::: Provided data

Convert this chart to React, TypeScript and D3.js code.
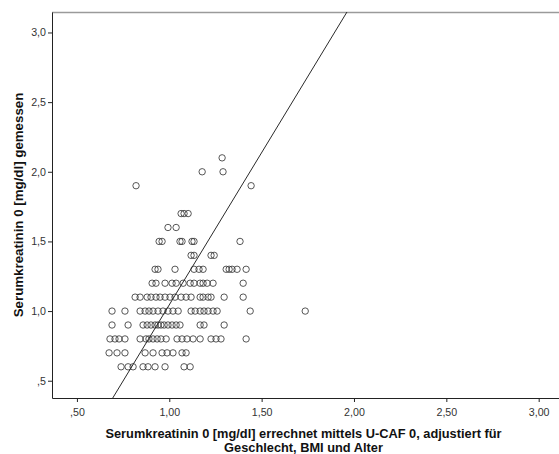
import { useEffect, useRef } from "react";
import * as d3 from "d3";

// measured serum creatinine (y) — values are recorded in 0.1 steps
const measuredLevels = [0.6, 0.7, 0.8, 0.9, 1.0, 1.1, 1.2, 1.3, 1.4, 1.5, 1.6, 1.7, 1.9, 2.0, 2.1];

const predictedByLevel = [
  [0.739, 0.777, 0.804, 0.858, 0.885, 0.923, 0.977, 1.080, 1.113],
  [0.674, 0.717, 0.760, 0.869, 0.912, 0.961, 0.988, 1.020, 1.069, 1.091],
  [0.679, 0.706, 0.728, 0.760, 0.842, 0.874, 0.890, 0.912, 0.934, 0.955, 0.983, 1.042, 1.069, 1.096, 1.129, 1.167, 1.226, 1.253, 1.280, 1.416],
  [0.690, 0.777, 0.858, 0.880, 0.901, 0.923, 0.939, 0.955, 0.972, 0.993, 1.015, 1.037, 1.058, 1.167, 1.188, 1.297],
  [0.690, 0.760, 0.842, 0.869, 0.890, 0.912, 0.939, 0.966, 0.993, 1.020, 1.048, 1.118, 1.140, 1.167, 1.188, 1.210, 1.237, 1.259, 1.438, 1.736],
  [0.815, 0.842, 0.880, 0.901, 0.928, 0.950, 0.977, 1.004, 1.031, 1.064, 1.091, 1.118, 1.167, 1.183, 1.210, 1.226, 1.297, 1.400],
  [0.907, 0.928, 0.977, 1.015, 1.037, 1.075, 1.113, 1.134, 1.167, 1.183, 1.205, 1.237, 1.400],
  [0.923, 0.939, 1.031, 1.134, 1.161, 1.183, 1.308, 1.324, 1.340, 1.367, 1.416],
  [1.118, 1.134, 1.226, 1.243],
  [0.945, 0.961, 1.058, 1.069, 1.123, 1.134, 1.383],
  [0.993, 1.037],
  [1.064, 1.080, 1.102],
  [0.820, 1.443],
  [1.178, 1.291],
  [1.286],
];

// reference / fit line  y = a + b·x
const fitIntercept = -1.14;
const fitSlope = 2.185;

const xTicks = [0.5, 1.0, 1.5, 2.0, 2.5, 3.0];
const yTicks = [0.5, 1.0, 1.5, 2.0, 2.5, 3.0];
const xDomain = [0.365, 3.11];
const yDomain = [0.376, 3.147];

const xTitle1 = "Serumkreatinin 0 [mg/dl] errechnet mittels U-CAF 0, adjustiert für";
const xTitle2 = "Geschlecht, BMI und Alter";
const yTitle = "Serumkreatinin 0 [mg/dl] gemessen";

const W = 559;
const H = 454;
const M = { top: 12, right: 0, bottom: 56, left: 52 };
const IW = W - M.left - M.right;
const IH = H - M.top - M.bottom;
const FONT = "Arial, 'Liberation Sans', sans-serif";

const commaFmt = (digits: number) => (v: number) =>
  v.toFixed(digits).replace(".", ",").replace(/^0/, "");

export default function App() {
  const svgRef = useRef<SVGSVGElement>(null);

  useEffect(() => {
    if (!svgRef.current) return;
    const svg = d3.select(svgRef.current);
    svg.selectAll("*").remove();

    const x = d3.scaleLinear().domain(xDomain).range([0, IW]);
    const y = d3.scaleLinear().domain(yDomain).range([IH, 0]);

    const points: { px: number; my: number }[] = [];
    measuredLevels.forEach((lv, i) => {
      predictedByLevel[i].forEach((p) => points.push({ px: p, my: lv }));
    });

    svg.append("rect").attr("width", W).attr("height", H).attr("fill", "#fff");

    svg.append("defs").append("clipPath").attr("id", "plot-clip")
      .append("rect").attr("width", IW).attr("height", IH);

    const g = svg.append("g").attr("transform", `translate(${M.left},${M.top})`);

    // top frame line
    g.append("line")
      .attr("x1", 0).attr("x2", IW).attr("y1", 0.5).attr("y2", 0.5)
      .attr("stroke", "#9a9a9a").attr("stroke-width", 1.5);

    // points
    g.append("g")
      .selectAll("circle")
      .data(points)
      .join("circle")
      .attr("cx", (d) => x(d.px))
      .attr("cy", (d) => y(d.my))
      .attr("r", 3.2)
      .attr("fill", "none")
      .attr("stroke", "#3a3a3a")
      .attr("stroke-opacity", 0.85)
      .attr("stroke-width", 1);

    // fit line
    const line = d3.line<number>()
      .x((d) => x(d))
      .y((d) => y(fitIntercept + fitSlope * d));
    g.append("path")
      .attr("clip-path", "url(#plot-clip)")
      .attr("d", line(xDomain))
      .attr("fill", "none")
      .attr("stroke", "#2a2a2a")
      .attr("stroke-width", 1);

    const styleAxis = (sel: any) => {
      sel.selectAll("text")
        .attr("fill", "#333")
        .attr("font-size", 10.67)
        .attr("font-family", FONT);
      sel.selectAll("line, path").attr("stroke", "#222");
    };

    g.append("g")
      .attr("transform", `translate(0,${IH})`)
      .call(d3.axisBottom(x).tickValues(xTicks).tickFormat(commaFmt(2) as any)
        .tickSize(4).tickSizeOuter(0).tickPadding(6))
      .call(styleAxis);

    g.append("g")
      .call(d3.axisLeft(y).tickValues(yTicks).tickFormat(commaFmt(1) as any)
        .tickSize(4).tickSizeOuter(0).tickPadding(2))
      .call(styleAxis);

    // axis titles
    const tx = M.left + IW / 2 - 2;
    const xt = svg.append("text")
      .attr("text-anchor", "middle")
      .attr("font-family", FONT)
      .attr("font-weight", "bold")
      .attr("font-size", 12.8)
      .attr("fill", "#111");
    xt.append("tspan").attr("x", tx).attr("y", 438).text(xTitle1);
    xt.append("tspan").attr("x", tx).attr("y", 452).text(xTitle2);

    svg.append("text")
      .attr("transform", `translate(23,${M.top + IH / 2}) rotate(-90)`)
      .attr("text-anchor", "middle")
      .attr("font-family", FONT)
      .attr("font-weight", "bold")
      .attr("font-size", 13.3)
      .attr("fill", "#111")
      .text(yTitle);
  }, []);

  return (
    <svg
      ref={svgRef}
      width={W}
      height={H}
      style={{ position: "absolute", left: 0, top: 0, display: "block" }}
    />
  );
}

::::::

Required task
Take the material above from its first line through the line holding "const yDomain = [0.376, 3.147];" and set it down exactly, without the pictures.

Output for this task
Convert this chart to React, TypeScript and D3.js code.
import { useEffect, useRef } from "react";
import * as d3 from "d3";

// measured serum creatinine (y) — values are recorded in 0.1 steps
const measuredLevels = [0.6, 0.7, 0.8, 0.9, 1.0, 1.1, 1.2, 1.3, 1.4, 1.5, 1.6, 1.7, 1.9, 2.0, 2.1];

const predictedByLevel = [
  [0.739, 0.777, 0.804, 0.858, 0.885, 0.923, 0.977, 1.080, 1.113],
  [0.674, 0.717, 0.760, 0.869, 0.912, 0.961, 0.988, 1.020, 1.069, 1.091],
  [0.679, 0.706, 0.728, 0.760, 0.842, 0.874, 0.890, 0.912, 0.934, 0.955, 0.983, 1.042, 1.069, 1.096, 1.129, 1.167, 1.226, 1.253, 1.280, 1.416],
  [0.690, 0.777, 0.858, 0.880, 0.901, 0.923, 0.939, 0.955, 0.972, 0.993, 1.015, 1.037, 1.058, 1.167, 1.188, 1.297],
  [0.690, 0.760, 0.842, 0.869, 0.890, 0.912, 0.939, 0.966, 0.993, 1.020, 1.048, 1.118, 1.140, 1.167, 1.188, 1.210, 1.237, 1.259, 1.438, 1.736],
  [0.815, 0.842, 0.880, 0.901, 0.928, 0.950, 0.977, 1.004, 1.031, 1.064, 1.091, 1.118, 1.167, 1.183, 1.210, 1.226, 1.297, 1.400],
  [0.907, 0.928, 0.977, 1.015, 1.037, 1.075, 1.113, 1.134, 1.167, 1.183, 1.205, 1.237, 1.400],
  [0.923, 0.939, 1.031, 1.134, 1.161, 1.183, 1.308, 1.324, 1.340, 1.367, 1.416],
  [1.118, 1.134, 1.226, 1.243],
  [0.945, 0.961, 1.058, 1.069, 1.123, 1.134, 1.383],
  [0.993, 1.037],
  [1.064, 1.080, 1.102],
  [0.820, 1.443],
  [1.178, 1.291],
  [1.286],
];

// reference / fit line  y = a + b·x
const fitIntercept = -1.14;
const fitSlope = 2.185;

const xTicks = [0.5, 1.0, 1.5, 2.0, 2.5, 3.0];
const yTicks = [0.5, 1.0, 1.5, 2.0, 2.5, 3.0];
const xDomain = [0.365, 3.11];
const yDomain = [0.376, 3.147];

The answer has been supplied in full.